Description Machine learning (ML) is a subset of artificial intelligence that should commonly be defined as the study of algorithms and statistical models that computer systems use to perform a specific task without explicit instructions, but relying on patterns and inference instead. Its algorithms build a mathematical model based on sample data, known as "training data", in order to make predictions or decisions without being explicitly programmed to perform the task. ML algorithms are used in a wide variety of applications, such as email filtering and computer vision, where it is difficult or infeasible to develop a conventional algorithm for effectively performing the task.

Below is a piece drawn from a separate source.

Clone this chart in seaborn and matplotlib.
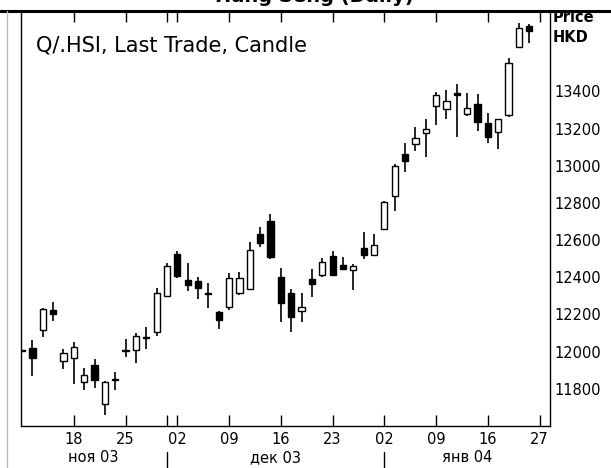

In the field of Machine learning, symbolic regression (SR) is a type of regression analysis that searches the space of mathematical expressions to find the model that best fits a given dataset, both in terms of accuracy and simplicity. Without a pre-specified model structure, it is challenging to fit symbolic regression, which requires to search for the optimal solution in a large space of mathematical expressions and estimate the corresponding parameters simultaneously. Instead, initial expressions are formed by randomly combining mathematical building blocks such as mathematical operators, analytic functions, constants, and state variables. (Usually, a subset of these primitives will be specified by the person operating it, but that's not a requirement of the technique.)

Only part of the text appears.